■ Directions
Go through the records line by line and work out how many lines hold the word "this". Answer with the number only.

■ Data to use
-*-*-

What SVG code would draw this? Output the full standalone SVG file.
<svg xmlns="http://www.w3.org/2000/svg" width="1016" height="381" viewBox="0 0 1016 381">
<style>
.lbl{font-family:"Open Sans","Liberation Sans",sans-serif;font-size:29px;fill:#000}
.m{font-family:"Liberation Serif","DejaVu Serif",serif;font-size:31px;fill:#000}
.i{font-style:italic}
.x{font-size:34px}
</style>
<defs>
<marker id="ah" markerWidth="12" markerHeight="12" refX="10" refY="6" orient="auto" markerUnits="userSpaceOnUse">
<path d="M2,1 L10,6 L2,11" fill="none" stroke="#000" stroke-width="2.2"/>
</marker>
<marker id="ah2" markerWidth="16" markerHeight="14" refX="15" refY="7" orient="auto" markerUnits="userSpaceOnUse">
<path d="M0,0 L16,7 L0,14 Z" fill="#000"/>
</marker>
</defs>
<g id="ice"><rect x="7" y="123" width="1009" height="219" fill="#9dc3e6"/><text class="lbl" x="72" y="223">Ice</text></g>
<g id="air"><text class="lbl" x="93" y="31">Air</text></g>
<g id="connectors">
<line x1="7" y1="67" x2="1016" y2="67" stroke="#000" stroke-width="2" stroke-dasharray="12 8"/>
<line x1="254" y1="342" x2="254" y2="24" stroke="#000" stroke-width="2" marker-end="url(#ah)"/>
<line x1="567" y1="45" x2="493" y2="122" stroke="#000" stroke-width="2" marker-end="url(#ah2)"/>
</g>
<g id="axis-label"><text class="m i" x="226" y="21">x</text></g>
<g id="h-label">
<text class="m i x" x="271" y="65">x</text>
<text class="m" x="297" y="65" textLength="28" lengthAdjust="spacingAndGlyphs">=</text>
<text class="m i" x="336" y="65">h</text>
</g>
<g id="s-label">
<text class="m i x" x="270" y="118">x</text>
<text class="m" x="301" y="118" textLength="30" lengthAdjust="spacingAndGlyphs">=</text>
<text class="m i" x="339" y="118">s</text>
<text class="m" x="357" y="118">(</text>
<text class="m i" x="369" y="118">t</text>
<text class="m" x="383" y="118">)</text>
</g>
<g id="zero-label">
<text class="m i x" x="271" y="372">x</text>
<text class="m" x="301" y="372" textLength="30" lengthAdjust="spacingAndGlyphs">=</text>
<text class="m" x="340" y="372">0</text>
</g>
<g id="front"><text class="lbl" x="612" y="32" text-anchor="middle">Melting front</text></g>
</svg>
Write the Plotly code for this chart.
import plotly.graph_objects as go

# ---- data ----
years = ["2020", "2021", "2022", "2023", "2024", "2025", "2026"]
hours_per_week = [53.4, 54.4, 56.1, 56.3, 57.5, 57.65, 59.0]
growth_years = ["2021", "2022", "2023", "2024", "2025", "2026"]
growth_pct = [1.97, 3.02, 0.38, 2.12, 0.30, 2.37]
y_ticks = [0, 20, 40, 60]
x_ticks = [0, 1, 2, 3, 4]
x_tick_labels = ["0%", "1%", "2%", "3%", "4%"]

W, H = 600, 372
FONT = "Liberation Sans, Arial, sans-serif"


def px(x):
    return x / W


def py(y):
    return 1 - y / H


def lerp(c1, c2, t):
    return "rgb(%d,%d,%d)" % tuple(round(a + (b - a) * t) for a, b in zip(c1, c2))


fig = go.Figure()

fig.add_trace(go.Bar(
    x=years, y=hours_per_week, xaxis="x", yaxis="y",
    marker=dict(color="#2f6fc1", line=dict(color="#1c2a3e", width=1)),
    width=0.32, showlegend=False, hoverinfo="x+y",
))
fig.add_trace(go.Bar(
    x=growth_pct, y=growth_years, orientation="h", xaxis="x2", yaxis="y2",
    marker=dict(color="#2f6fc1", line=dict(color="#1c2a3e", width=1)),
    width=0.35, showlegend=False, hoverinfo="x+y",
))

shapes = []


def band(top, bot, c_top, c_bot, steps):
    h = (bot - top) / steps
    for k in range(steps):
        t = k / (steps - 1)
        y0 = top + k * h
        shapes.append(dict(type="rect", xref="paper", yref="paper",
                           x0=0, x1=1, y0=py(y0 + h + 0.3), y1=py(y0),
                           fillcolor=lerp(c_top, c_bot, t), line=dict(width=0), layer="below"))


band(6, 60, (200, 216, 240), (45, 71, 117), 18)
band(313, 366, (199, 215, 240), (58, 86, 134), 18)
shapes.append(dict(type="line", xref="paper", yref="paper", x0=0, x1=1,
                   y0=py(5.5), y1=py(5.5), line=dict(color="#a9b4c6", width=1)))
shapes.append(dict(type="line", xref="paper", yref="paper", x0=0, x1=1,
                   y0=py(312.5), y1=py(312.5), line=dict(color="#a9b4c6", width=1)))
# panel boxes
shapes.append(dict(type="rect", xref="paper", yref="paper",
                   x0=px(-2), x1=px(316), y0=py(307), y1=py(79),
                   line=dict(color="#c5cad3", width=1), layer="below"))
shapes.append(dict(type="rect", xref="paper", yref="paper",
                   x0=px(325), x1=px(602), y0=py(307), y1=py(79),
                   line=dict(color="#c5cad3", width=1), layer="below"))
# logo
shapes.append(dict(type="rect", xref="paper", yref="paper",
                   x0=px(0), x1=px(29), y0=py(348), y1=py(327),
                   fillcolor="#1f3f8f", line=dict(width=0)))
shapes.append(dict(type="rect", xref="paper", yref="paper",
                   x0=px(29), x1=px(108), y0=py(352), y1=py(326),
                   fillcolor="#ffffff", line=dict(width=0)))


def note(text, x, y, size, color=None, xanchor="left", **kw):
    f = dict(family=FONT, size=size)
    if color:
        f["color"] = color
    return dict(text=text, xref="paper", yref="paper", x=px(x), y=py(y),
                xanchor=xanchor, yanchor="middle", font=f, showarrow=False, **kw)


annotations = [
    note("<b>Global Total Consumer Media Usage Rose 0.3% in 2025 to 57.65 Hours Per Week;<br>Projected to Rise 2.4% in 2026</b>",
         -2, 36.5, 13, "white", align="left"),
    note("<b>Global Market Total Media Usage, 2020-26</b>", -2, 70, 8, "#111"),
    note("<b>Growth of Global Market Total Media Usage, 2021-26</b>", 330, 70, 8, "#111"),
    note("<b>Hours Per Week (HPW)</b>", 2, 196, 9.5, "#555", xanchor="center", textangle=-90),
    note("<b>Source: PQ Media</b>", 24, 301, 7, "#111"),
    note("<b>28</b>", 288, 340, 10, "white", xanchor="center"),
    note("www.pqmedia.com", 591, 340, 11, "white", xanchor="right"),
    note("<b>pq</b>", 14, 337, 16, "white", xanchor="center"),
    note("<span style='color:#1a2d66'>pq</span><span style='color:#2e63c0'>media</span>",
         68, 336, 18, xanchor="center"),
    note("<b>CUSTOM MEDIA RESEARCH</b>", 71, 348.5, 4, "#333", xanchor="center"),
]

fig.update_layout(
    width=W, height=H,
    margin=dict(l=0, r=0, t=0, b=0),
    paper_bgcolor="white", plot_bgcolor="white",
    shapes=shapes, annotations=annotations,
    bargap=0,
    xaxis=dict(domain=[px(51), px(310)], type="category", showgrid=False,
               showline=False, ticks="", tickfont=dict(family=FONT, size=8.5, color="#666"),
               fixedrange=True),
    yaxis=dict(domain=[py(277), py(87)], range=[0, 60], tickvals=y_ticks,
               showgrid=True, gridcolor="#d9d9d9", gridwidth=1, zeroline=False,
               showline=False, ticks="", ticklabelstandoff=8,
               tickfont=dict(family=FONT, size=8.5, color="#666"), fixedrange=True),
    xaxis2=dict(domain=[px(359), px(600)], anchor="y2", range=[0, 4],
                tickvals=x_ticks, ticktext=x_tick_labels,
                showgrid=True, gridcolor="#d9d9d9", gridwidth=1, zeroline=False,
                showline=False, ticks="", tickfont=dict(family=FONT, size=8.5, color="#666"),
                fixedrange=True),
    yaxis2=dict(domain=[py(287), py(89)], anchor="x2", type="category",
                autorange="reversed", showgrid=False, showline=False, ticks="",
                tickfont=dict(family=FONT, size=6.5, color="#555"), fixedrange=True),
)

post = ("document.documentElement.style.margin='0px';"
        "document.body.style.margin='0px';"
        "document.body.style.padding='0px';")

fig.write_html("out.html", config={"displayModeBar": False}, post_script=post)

-*-*-

■ The solution
2